Coexistence is happening right now. Wild animals, yes, they live in National Parks, but they also live where we live. All my work is about people connected to nature, but this reinforced it. You know, as wildlife photography, you get these moments in life, and they come along every few years. I must have taken, I don't know, 200,000, half a million photos of ravens, and one day that picture popped up. I'm done. I don't have to carry on doing this.

I did carry on, but my favorite photograph from this project is definitely three wolves feeding on a bison carcass along the Yellowstone River. You have those times where you show back up to the camera, and you think, "Well, I wonder if any animals passed through here?" It looks like nothing, but then you check the back of the camera, and it's like, "There's the picture."

I think it was the first day I was in the park. I saw a bison on the side of the road, and out of the corner of my eye, I saw this little red flash. It is one of my favorite pictures from the project too, and I took it on day one—just a total happy accident. You know, my job really was to celebrate the brilliance of these Teton and Yellowstone National Parks.

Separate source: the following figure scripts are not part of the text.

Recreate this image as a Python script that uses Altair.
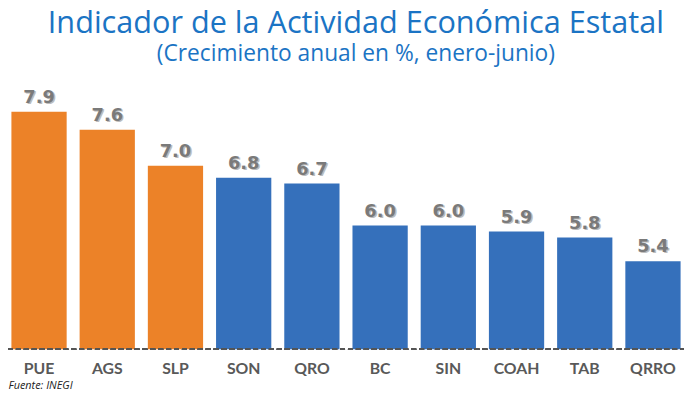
import altair as alt
import pandas as pd

# Data
estados = ["PUE", "AGS", "SLP", "SON", "QRO", "BC", "SIN", "COAH", "TAB", "QRRO"]
valores = [7.9, 7.6, 7.0, 6.8, 6.7, 6.0, 6.0, 5.9, 5.8, 5.4]
grupo = ["top", "top", "top", "resto", "resto", "resto", "resto", "resto", "resto", "resto"]

titulo = "Indicador de la Actividad Económica Estatal"
subtitulo = "(Crecimiento anual en %, enero-junio)"
fuente = "Fuente: INEGI"

df = pd.DataFrame({"estado": estados, "valor": valores, "grupo": grupo})

BASE = 3.93
W, H = 684, 271
TOP = BASE + H / 60.5

xenc = alt.X(
    "estado:N", sort=estados,
    scale=alt.Scale(paddingInner=0.19, paddingOuter=0.05),
    axis=alt.Axis(
        title=fuente, titleAnchor="start", titleAlign="left", titleX=0, titleY=40,
        titleFont="Open Sans", titleFontSize=11, titleFontStyle="italic", titleFontWeight="normal",
        titleColor="#222222", titleBaseline="alphabetic",
        labelFont="Lato", labelFontSize=16, labelFontWeight="bold", labelColor="#595959",
        labelPadding=12, labelAngle=0, domain=False, ticks=False,
    ),
)
yscale = alt.Scale(domain=[BASE, TOP], nice=False, zero=False)
yenc = alt.Y("valor:Q", scale=yscale, axis=None)

base = alt.Chart(df).encode(x=xenc)

bars = base.mark_bar(clip=True).encode(
    y=yenc, y2=alt.value(H),
    color=alt.Color("grupo:N", scale=alt.Scale(domain=["top", "resto"], range=["#ec8228", "#3570bb"]),
                    legend=None),
)

shadow = base.mark_text(
    font="DejaVu Sans", fontSize=18, fontWeight="bold", color="#bdbdbd",
    baseline="alphabetic", dy=-8, dx=1.5,
).encode(y=yenc, text=alt.Text("valor:Q", format=".1f"))
labels = base.mark_text(
    font="DejaVu Sans", fontSize=18, fontWeight="bold", color="#7a7a7a",
    baseline="alphabetic", dy=-9,
).encode(y=yenc, text=alt.Text("valor:Q", format=".1f"))

rule = alt.Chart(df).mark_rule(color="#555555", strokeDash=[5, 3], strokeWidth=1.3).encode(
    y=alt.value(H), x=alt.value(-8), x2=alt.value(W)
)

chart = alt.layer(bars, rule, shadow, labels).properties(
    width=W, height=H,
    title=alt.TitleParams(
        text=titulo, subtitle=subtitulo, anchor="middle", dx=10,
        font="Open Sans", fontSize=31, fontWeight="normal", color="#1b74c4",
        subtitleFont="Open Sans", subtitleFontSize=23, subtitleColor="#1b74c4",
        subtitlePadding=3, offset=15,
    ),
    autosize=alt.AutoSizeParams(type="none"),
    padding={"left": 0, "top": 72, "right": 0, "bottom": 42},
).configure_view(stroke=None)

chart.save("out.html", embed_options={"renderer": "svg", "actions": False})
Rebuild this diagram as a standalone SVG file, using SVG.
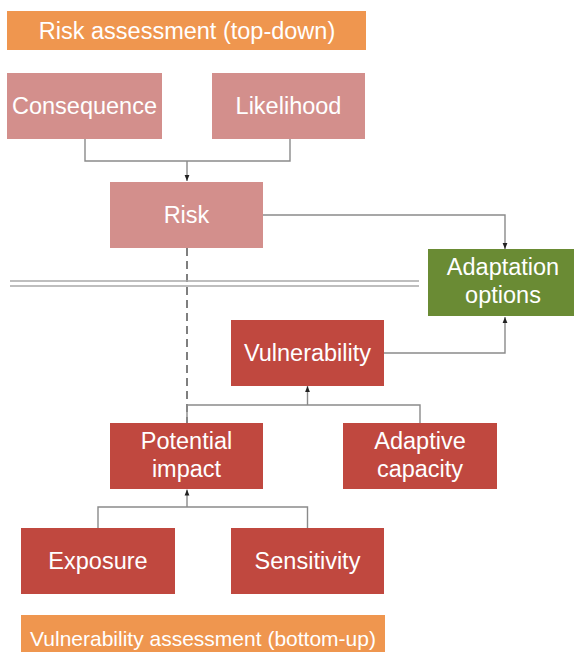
<svg xmlns="http://www.w3.org/2000/svg" width="574" height="652" viewBox="0 0 574 652">
<style>
text{font-family:"Liberation Sans",Arial,sans-serif;fill:#fff;text-anchor:middle;font-size:23.5px}
.banner{fill:#EF964F}
.pink{fill:#D38F8C}
.red{fill:#C0483F}
.green{fill:#6A8B34}
.conn{fill:none;stroke:#8a8a8a;stroke-width:1.4}
</style>
<defs>
<marker id="ah" viewBox="0 0 8 8" refX="8" refY="4" markerWidth="6" markerHeight="6" orient="auto" markerUnits="userSpaceOnUse">
<path d="M0,0.8 L8,4 L0,7.2 z" fill="#222"/>
</marker>
</defs>
<rect width="574" height="652" fill="#fff"/>
<g id="banner-top"><rect class="banner" x="7" y="11" width="359" height="39"/><text x="187" y="38.5">Risk assessment (top-down)</text></g>
<g id="banner-bottom"><rect class="banner" x="21" y="615" width="364" height="42"/><text x="203" y="646" style="font-size:21px">Vulnerability assessment (bottom-up)</text></g>
<g id="connectors">
<path class="conn" d="M85,139 V161 H290 V139"/>
<path class="conn" d="M187,161 V181" marker-end="url(#ah)"/>
<path class="conn" d="M263,215 H505 V249" marker-end="url(#ah)"/>
<path d="M187,248 V423" fill="none" stroke="#555" stroke-width="1.5" stroke-dasharray="8,5"/>
<path d="M10,281 H419 M10,286 H419" fill="none" stroke="#a9a9a9" stroke-width="1.5"/>
<path class="conn" d="M384,353 H505 V317" marker-end="url(#ah)"/>
<path class="conn" d="M187,423 V405 H420 V423"/>
<path class="conn" d="M307.5,405 V386" marker-end="url(#ah)"/>
<path class="conn" d="M98,528 V507 H307.5 V528"/>
<path class="conn" d="M187,507 V489.5" marker-end="url(#ah)"/>
</g>
<g id="consequence"><rect class="pink" x="7" y="73" width="155" height="66"/><text x="84.5" y="114">Consequence</text></g>
<g id="likelihood"><rect class="pink" x="212" y="73" width="153" height="66"/><text x="288.5" y="114">Likelihood</text></g>
<g id="risk"><rect class="pink" x="110" y="182" width="153" height="66"/><text x="186.5" y="222.5">Risk</text></g>
<g id="adaptation-options"><rect class="green" x="428" y="249" width="146" height="67"/><text x="503" y="275">Adaptation</text><text x="503" y="303">options</text></g>
<g id="vulnerability"><rect class="red" x="231" y="320" width="153" height="66"/><text x="307.5" y="361">Vulnerability</text></g>
<g id="potential-impact"><rect class="red" x="110" y="423" width="153" height="66"/><text x="186.5" y="449">Potential</text><text x="186.5" y="477">impact</text></g>
<g id="adaptive-capacity"><rect class="red" x="343" y="423" width="154" height="66"/><text x="420" y="449">Adaptive</text><text x="420" y="477">capacity</text></g>
<g id="exposure"><rect class="red" x="21" y="528" width="154" height="66"/><text x="98" y="569">Exposure</text></g>
<g id="sensitivity"><rect class="red" x="231" y="528" width="153" height="66"/><text x="307.5" y="569">Sensitivity</text></g>
</svg>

And I think when we celebrate things, we inherently have more of an appreciation for them, trying to protect them. What does it mean for 100 years to live in and around a part of the world that we put so much importance on that we're willing to protect it for so long? Look at what nature can do. Look at what nature can do to people. It's that powerful; it can lead our lives.

We're helping to translate to the world this vision of Yellowstone. The funny part of it is, you have to become obsessed to be able to do it. You can't do it any other way. Yellowstone lives and breathes wolves. In the last 20 years, I wanted to photograph them and bring that to light.